If you can melt chocolate and use a hand mixer, you can make this impressive but shockingly easy dessert. One of the biggest potential sticking points, literally, is getting the cakes out of the ramekins or molds. Be sure you liberally grease with butter and then dust with cocoa powder (natural will lend a lighter, more reddish hue to the outside of the cake, while Dutch process, as seen here, will create a dramatically darker exterior). You do not want to see a single speck of uncoated ceramic, so if you end up with a spotty coating, don’t be afraid to clean it out and start again. It’s that important.

Given the speed at which these cook and the variability in ovens, it’s especially important to stay nearby and pay attention. The outer edge of the cakes should have a bit of spring, though the middle will look slightly wobbly and dipped in the center. A minute or so after removing from the oven, quickly and confidently turn them out, and prepare to wow yourself and your dining companion. Every insult you’ve heard about chocolate lava cake will instantly, well, melt away.

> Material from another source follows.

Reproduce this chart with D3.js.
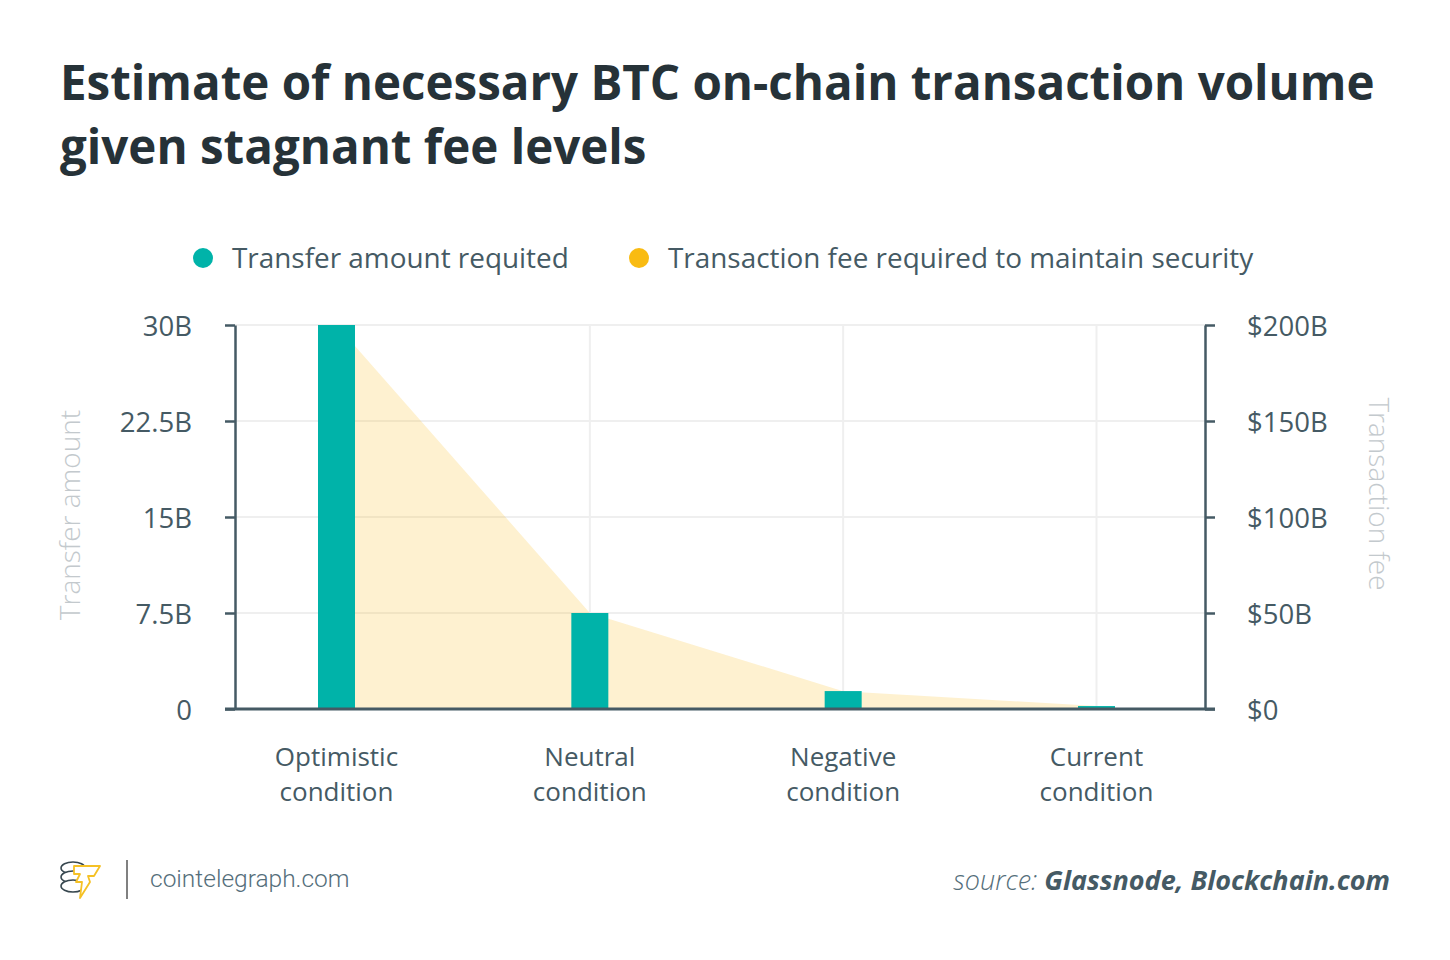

Recipe notes: This recipe doubles easily. Serve with a dollop of softly whipped cream and berries or a scoop of vanilla ice cream.

Store the ramekins with the unbaked batter in the refrigerator for several hours. Bring back to room temperature before baking.

Add up to 1 tablespoon of your favorite liqueur, whisked in after the chocolate and egg mixtures have been combined. For an orange-flavored cake, rub the zest of 1 orange into the sugar before combining with the eggs. To make this recipe gluten-free, you may substitute a gluten-free flour blend.

If you are concerned about undercooked batter, you may use pasteurized eggs. Or you may choose to add ganache and fully cook the dessert. To make the ganache, in a small saucepan over medium heat, add 1/4 cup of cream and bring to a simmer. In a small bowl, add 2 ounces of dark chocolate. Pour the hot cream over the chocolate and stir until smooth. Place ganache in the freezer until firm, 30 to 45 minutes. Fill the ramekin halfway with batter, add 1 tablespoon of the ganache and then cover with the rest of the batter. Bake for 10 to 12 minutes.


Ingredients

  • 4 tablespoons (2 ounces/57 grams) unsalted butter, cut into 1/2-inch pieces, plus more for greasing the molds
  • Cocoa powder, for dusting (natural or Dutch process)
  • 2 ounces (57 grams) bittersweet chocolate, chopped
  • 1 large egg, plus 1 large egg yolk
  • 2 tablespoons granulated sugar
  • 1 teaspoon all-purpose flour

Step 1

Position the rack in the middle of the oven and preheat to 450 degrees.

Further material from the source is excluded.